The fighting triggered large anti-India protests and clashes as hundreds of residents thronged the village of Turigam in the southern Kulgam area and barraged troops with stones. An army officer and two other soldiers were injured in the fighting, which was still raging later Sunday.
Government forces opened fire with shotguns and tear gas to quell the protesters, injuring at least half a dozen civilians, residents and emergency workers said.
Police and paramilitary soldiers also patrolled streets in Srinagar, the region's main city, and enforced a security lockdown in its downtown area in anticipation of protests and clashes.
Carrying automatic rifles and wearing riot gear, soldiers and police erected iron barricades and laid razor wire on roads and intersections to cut off neighborhoods.
The crackdown began Friday night. Police are mainly targeting Kashmir's largest political-religious group, Jama'at-e-Islami. The group is dedicated to the right to self-determination for the Himalayan region, which is divided between India and Pakistan but claimed by both in its entirety.
Indian authorities have so far arrested at least 400 Kashmiri leaders and activists, escalating fears among already wary residents that a sweeping crackdown could touch off renewed anti-India protests and clashes. They are detained in police stations and jails across Kashmir.
Among those arrested were Jama'at-e-Islami head Abdul Hamid Fayaz and Mohammed Yasin Malik, an influential pro-independence leader who heads the Jammu-Kashmir Liberation Front.
Sunday's strike was called by the Joint Resistance Leadership, or JRL, which comprises three top Kashmiri leaders, including Malik.
Mirwaiz Umar Farooq, another JRL member, denounced the arrests and said India's latest crackdown would fail as "people won't give up their struggle for freedom."
"India is already at war with Kashmiris. Now they're warmongering with Pakistan. We again warn (Indian authorities) to de-escalate and talk as no force can push us into submission," Farooq said. "There's a going to be serious ramification, a reaction to this (crackdown). It'll force more youngsters to armed militancy."
The crackdown comes amid high tensions between India and Pakistan following the Feb. 14 suicide car bombing of a paramilitary convoy by a local Kashmiri militant. Forty Indian soldiers died in the attack.
India quickly blamed the attack on Pakistan and promised a "jaw-breaking response." Pakistan warned India against linking it to the attack without an investigation, and offered dialogue to resolve all issues, including Kashmir.
Residents fear the crackdown could be a prelude to a military strike by India against Pakistan or tinkering with Kashmir's special status in India's constitution. India's Supreme Court has yet to give its verdict on a petition against the special provision that it has been hearing for more than a year.
Indian authorities rushed about 10,000 additional paramilitary soldiers to the already highly militarized Kashmir Valley. Indian soldiers are ubiquitous in Kashmir and local residents make little secret of their fury toward the presence of the soldiers in the Himalayan region, calling them an occupying force.

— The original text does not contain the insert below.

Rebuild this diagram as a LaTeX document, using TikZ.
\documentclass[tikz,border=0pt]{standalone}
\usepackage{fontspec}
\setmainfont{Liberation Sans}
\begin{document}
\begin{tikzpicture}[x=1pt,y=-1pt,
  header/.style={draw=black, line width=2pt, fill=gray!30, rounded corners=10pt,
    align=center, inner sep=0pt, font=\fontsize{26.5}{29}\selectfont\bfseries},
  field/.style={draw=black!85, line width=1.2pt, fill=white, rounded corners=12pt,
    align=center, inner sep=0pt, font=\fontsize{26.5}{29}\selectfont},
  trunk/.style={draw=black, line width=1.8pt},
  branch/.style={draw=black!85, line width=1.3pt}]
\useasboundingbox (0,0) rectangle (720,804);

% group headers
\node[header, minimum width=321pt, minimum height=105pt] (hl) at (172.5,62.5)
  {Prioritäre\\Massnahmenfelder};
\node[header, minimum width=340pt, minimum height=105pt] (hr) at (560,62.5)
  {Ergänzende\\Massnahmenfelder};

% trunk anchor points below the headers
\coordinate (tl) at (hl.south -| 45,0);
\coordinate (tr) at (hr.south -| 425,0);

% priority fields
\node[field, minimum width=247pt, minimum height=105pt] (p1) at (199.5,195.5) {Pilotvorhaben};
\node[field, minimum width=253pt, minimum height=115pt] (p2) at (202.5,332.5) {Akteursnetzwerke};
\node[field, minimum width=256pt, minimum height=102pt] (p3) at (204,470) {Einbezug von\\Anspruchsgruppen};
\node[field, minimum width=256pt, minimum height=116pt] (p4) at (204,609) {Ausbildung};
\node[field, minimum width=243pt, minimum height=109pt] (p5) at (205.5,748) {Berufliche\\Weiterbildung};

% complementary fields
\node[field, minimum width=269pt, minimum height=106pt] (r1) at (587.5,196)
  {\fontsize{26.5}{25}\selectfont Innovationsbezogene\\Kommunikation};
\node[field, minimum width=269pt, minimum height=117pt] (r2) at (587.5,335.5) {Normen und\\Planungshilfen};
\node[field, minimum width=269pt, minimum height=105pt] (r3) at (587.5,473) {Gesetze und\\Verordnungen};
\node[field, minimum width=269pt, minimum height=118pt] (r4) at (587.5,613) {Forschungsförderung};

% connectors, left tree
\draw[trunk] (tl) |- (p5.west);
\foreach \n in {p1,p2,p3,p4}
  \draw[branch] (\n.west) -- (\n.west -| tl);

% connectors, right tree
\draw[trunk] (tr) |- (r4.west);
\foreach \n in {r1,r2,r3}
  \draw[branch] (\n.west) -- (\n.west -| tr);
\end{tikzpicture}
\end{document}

State Gov. Satya Pal Malik said in a statement Sunday that the additional troops were deployed for India's general election, due in the next few months.
Referring to the crackdown, he said: "This is purely related to the (Feb. 14) attack. The response of security forces is guided solely by the need to counter both the impact and any further action that may be taken by terrorist groups who are still out to disrupt our country."
Rebels have been fighting since 1989 against Indian control in Kashmir.
About 70,000 people have been killed in the uprising and ensuing crackdown. Most Kashmiris support the rebels' demand that the territory be united either under Pakistani rule or as an independent country, while also participating in civilian street protests against Indian control.